Zim Govt Mum On Sudanese President's Mugabe-stlye Fall
The Sudanese President Omar Al-Bashir was on Thursday toppled by the country’s military after street protests for several months in the Capital Khartoum and across the country.
Bashir was arrested by his troops and a Transitional Military Council was announced to rule the country for the next two years.
The protests in Sudan were originally sparked by a rise in the cost of living, but demonstrators then began calling for the president to resign and his government to go.
When contacted for comment on Thursday over the events in Sudan, President Emmerson Mnangagwa’s spokesperson George Charamba said Harare would first consult with the Southern African Development Community (SADC) and the African Union about the events in Sudan before coming up with a position. Said Charamba:
We can’t have a Zimbabwe position before consulting Sadc and the mother body, the African Union. We will get a cue from them. But the government is following closely developments in Sudan.

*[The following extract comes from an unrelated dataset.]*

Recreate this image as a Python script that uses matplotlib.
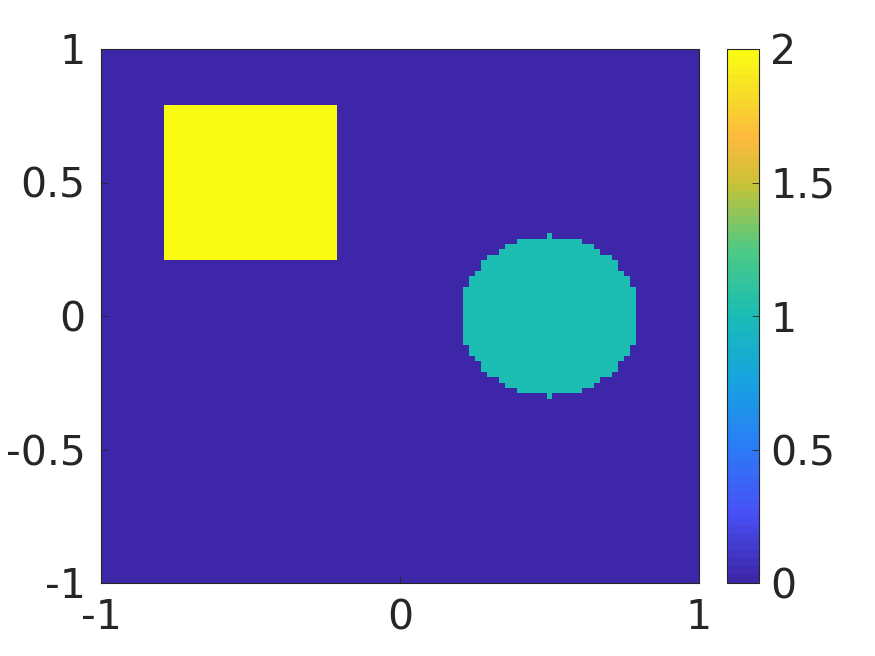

A political scientist of world politics at the London School of Oriental and African Studies, Stephen Chan said:
This is not a replay of the Arab Spring, except that, as in Egypt, the military holds the key hand after the huge popular protests.
As in Cairo during the Arab Spring, the Sudanese and Algerian security forces refused to fire at the demonstrators. That is one huge key difference with Zimbabwe in the months after the departure of Mugabe.
Meanwhile, Piers Pigou, senior consultant at the International Crisis Group said that Sudan’s immediate future is still hazy. Said Pigou:
The story is not finished in Sudan. Protesters will understandably be unimpressed by the military retaining such an overtly political role and one expects demonstrations will continue.
A big question is whether the military will try and enforce the curfew or navigate the national mood more cautiously. It is essential that violent confrontation is avoided if possible. The Sudanese security sector does not have a reputation for sensitive crowd control!
Unlike Zimbabwe, whose military-assisted transition, maintained a veneer of legality, developments in Sudan appear to have more overtly crossed the line in terms of an unconstitutional intervention.
How will the AU respond? Bashir was regarded as a legitimately elected leader. Will they turn a blind eye as they did in Zimbabwe? The latter at least enabled a cloak of avoidance.